## START Raw data

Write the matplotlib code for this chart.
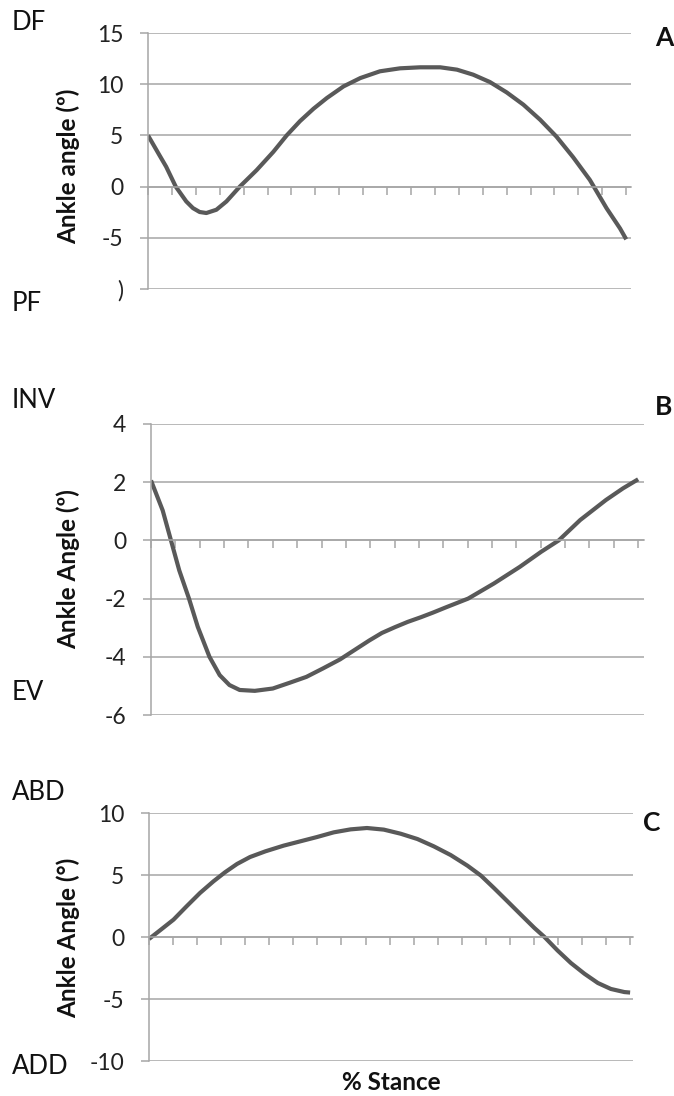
import matplotlib
matplotlib.use("Agg")
import matplotlib.pyplot as plt

plt.rcParams['font.family'] = ['Lato', 'DejaVu Sans']

# --- data (x = % stance) ---
stance_a = [0, 2.4, 3.8, 5.8, 8.0, 9.4, 10.8, 12.2, 14.3, 16.4, 19.2, 22.7, 26.2,
            29.0, 31.8, 34.6, 37.4, 40.9, 44.4, 48.5, 52.7, 56.9, 61.1, 64.6, 68.0,
            71.5, 75.0, 78.5, 82.0, 85.4, 88.9, 92.4, 95.9, 98.7, 100]
angle_a = [5.0, 3.06, 1.94, 0.0, -1.45, -2.1, -2.48, -2.58, -2.26, -1.45, 0.0, 1.6,
           3.39, 5.0, 6.4, 7.6, 8.65, 9.79, 10.6, 11.26, 11.55, 11.65, 11.65,
           11.42, 10.93, 10.21, 9.2, 8.0, 6.53, 4.89, 2.87, 0.65, -2.12, -4.08, -5.15]

stance_b = [0, 2.4, 4.1, 5.8, 7.8, 9.6, 12.0, 14.1, 16.1, 18.2, 21.3, 25.0, 28.5,
            31.9, 35.3, 38.8, 44.8, 47.4, 50.1, 52.7, 55.4, 57.9, 60.7, 65.1, 70.4,
            75.7, 80.1, 83.7, 88.1, 93.4, 96.9, 100]
angle_b = [2.06, 1.03, 0.0, -1.03, -2.0, -2.97, -4.0, -4.63, -4.97, -5.14, -5.17,
           -5.09, -4.89, -4.69, -4.4, -4.09, -3.44, -3.18, -2.98, -2.8, -2.64,
           -2.48, -2.29, -2.0, -1.48, -0.91, -0.39, 0.0, 0.7, 1.39, 1.79, 2.1]

stance_c = [0, 2.3, 5.1, 7.8, 10.6, 13.4, 15.8, 18.3, 21.0, 24.2, 28.0, 31.5, 34.9,
            38.4, 41.9, 45.3, 48.8, 52.3, 55.8, 59.2, 62.7, 66.2, 69.0, 71.7, 74.5,
            77.3, 80.1, 82.2, 84.9, 87.7, 90.5, 93.3, 96.0, 98.8, 100]
angle_c = [-0.16, 0.54, 1.4, 2.47, 3.55, 4.49, 5.22, 5.89, 6.45, 6.91, 7.37, 7.72,
           8.06, 8.44, 8.68, 8.79, 8.66, 8.33, 7.9, 7.31, 6.61, 5.75, 4.95, 3.95,
           2.88, 1.8, 0.73, 0.0, -1.08, -2.1, -2.96, -3.71, -4.19, -4.44, -4.48]

W, H = 674, 1096
GRID = '#a6a6a6'
LINE = '#595959'
INK = '#111111'

fig = plt.figure(figsize=(W / 100, H / 100), dpi=100)


def px_axes(left, right, top, bottom):
    return fig.add_axes([left / W, 1 - bottom / H, (right - left) / W, (bottom - top) / H])


def ftext(x, y, s, **kw):
    fig.text(x / W, 1 - y / H, s, **kw)


def make_panel(box, xmax, x, y, yticks, ylabels, ylabel, ylab_y, side, letter, letter_pos):
    ax = px_axes(*box)
    ax.plot(x, y, color=LINE, lw=3.0, solid_joinstyle='round', solid_capstyle='butt')
    ax.set_xlim(0, xmax)
    ax.set_ylim(yticks[0], yticks[-1])
    ax.set_yticks(yticks)
    ax.set_yticklabels(ylabels, fontsize=16.5, color='#222222')
    ax.yaxis.grid(True, color=GRID, lw=1.1)
    ax.set_axisbelow(True)
    for s in ['top', 'right']:
        ax.spines[s].set_visible(False)
    ax.spines['left'].set_color(GRID)
    ax.spines['left'].set_linewidth(1.1)
    ax.spines['bottom'].set_position(('data', 0))
    ax.spines['bottom'].set_color(GRID)
    ax.spines['bottom'].set_linewidth(1.1)
    ax.set_xticks(range(0, 101, 5))
    ax.tick_params(axis='x', direction='out', length=5.8, width=1.1, color=GRID,
                   labelbottom=False)
    ax.tick_params(axis='y', direction='out', length=5.8, width=1.1, color=GRID, pad=12)
    ftext(68, ylab_y, ylabel, rotation=90, ha='center', va='center',
          fontsize=17.5, fontweight='bold', color=INK)
    for name, yy in side:
        ftext(12, yy, name, ha='left', va='center', fontsize=18.5, color=INK)
    ftext(letter_pos[0], letter_pos[1], letter, ha='left', va='center',
          fontsize=19, fontweight='bold', color=INK)
    return ax


make_panel((148, 631, 33, 289), 101.0, stance_a, angle_a,
           [-10, -5, 0, 5, 10, 15], [')', '-5', '0', '5', '10', '15'],
           'Ankle angle (º)', 166, [('DF', 22), ('PF', 303)], 'A', (655, 38))

make_panel((151, 644, 424, 715), 101.2, stance_b, angle_b,
           [-6, -4, -2, 0, 2, 4], ['-6', '-4', '-2', '0', '2', '4'],
           'Ankle Angle (º)', 569, [('INV', 401), ('EV', 693)], 'B', (655, 407))

make_panel((149, 633, 813, 1061), 100.6, stance_c, angle_c,
           [-10, -5, 0, 5, 10], ['-10', '-5', '0', '5', '10'],
           'Ankle Angle (°)', 938, [('ABD', 793), ('ADD', 1067)], 'C', (643, 823))

ftext(391, 1083, '% Stance', ha='center', va='center', fontsize=17.5,
      fontweight='bold', color=INK)

fig.savefig('out.png', dpi=100)
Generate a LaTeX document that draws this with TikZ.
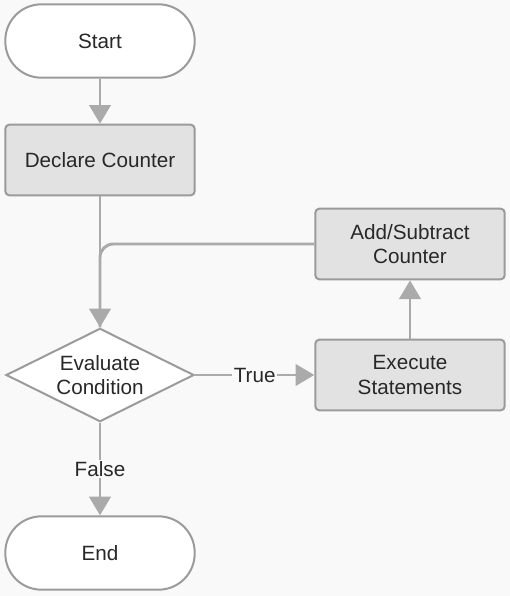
\documentclass[tikz,border=0pt]{standalone}
\usepackage{fontspec}
\setmainfont{Liberation Sans}
\usetikzlibrary{arrows.meta}
\usetikzlibrary{shapes.geometric}
\usetikzlibrary{positioning}
\definecolor{bggray}{RGB}{249,249,249}
\definecolor{edgegray}{RGB}{155,155,155}
\definecolor{flowgray}{RGB}{170,170,170}
\definecolor{boxgray}{RGB}{226,226,226}
\definecolor{txtgray}{RGB}{40,40,40}
\tikzset{
  terminal/.style = {draw = edgegray, line width = 1.5pt, fill = white, rectangle,
    rounded corners = 27pt, minimum width = 142pt, minimum height = 55pt,
    text = txtgray, font = \fontsize{15.5}{18.5}\selectfont},
  process/.style = {draw = edgegray, line width = 1.5pt, fill = boxgray, rectangle,
    rounded corners = 3pt, minimum width = 142pt, minimum height = 53pt,
    text = txtgray, align = center, font = \fontsize{15.5}{18.5}\selectfont},
  decision/.style = {draw = edgegray, line width = 1.5pt, fill = white, diamond,
    aspect = 2, inner sep = 0, minimum width = 141pt, minimum height = 70pt,
    text = txtgray, align = center, font = \fontsize{15.5}{18.5}\selectfont},
  flow/.style = {draw = flowgray, line width = 2.2pt},
  flowarrow/.style = {flow, -{Triangle[width = 16pt, length = 14pt]}},
  flowlabel/.style = {fill = bggray, inner sep = 1pt, text = txtgray,
    font = \fontsize{15.5}{18.5}\selectfont}
}

\begin{document}
\begin{tikzpicture}[x = 0.75pt, y = -0.75pt]
      \fill [bggray] (0, 0) rectangle (510, 596);

      \node [terminal] (start) at (100, 41) {Start};
      \node [process] (declare) at (100, 160) {Declare Counter};
      \node [decision] (cond) at (100, 375) {Evaluate\\Condition};
      \node [process] (exec) at (410, 375) {Execute\\Statements};
      \node [process] (update) at (410, 244) {Add/Subtract\\Counter};
      \node [terminal] (end) at (100, 553) {End};

      \draw [flowarrow] (start) -- (declare);
      \draw [flow, rounded corners = 10pt] (update.west) -| (cond.north);
      \draw [flowarrow] (declare) -- (cond);
      \draw [flowarrow] (cond) -- node [flowlabel] {True} (exec);
      \draw [flowarrow] (exec) -- (update);
      \draw [flowarrow] (cond) -- node [flowlabel] {False} (end);
    \end{tikzpicture}
\end{document}
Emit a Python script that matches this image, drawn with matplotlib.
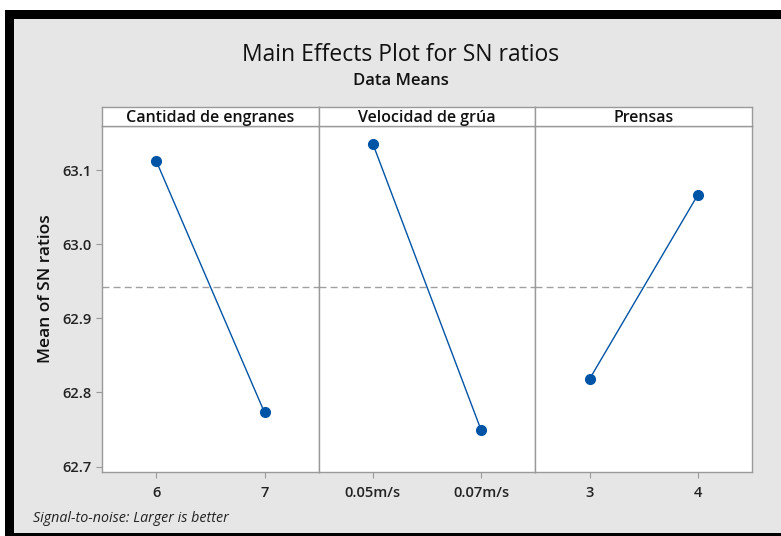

## END Raw data

__Exercise brief__:
Show every line of the records above that contains the word "with".

__Task output__:
Generate a LaTeX document that draws this with TikZ.
Emit a Python script that matches this image, drawn with matplotlib.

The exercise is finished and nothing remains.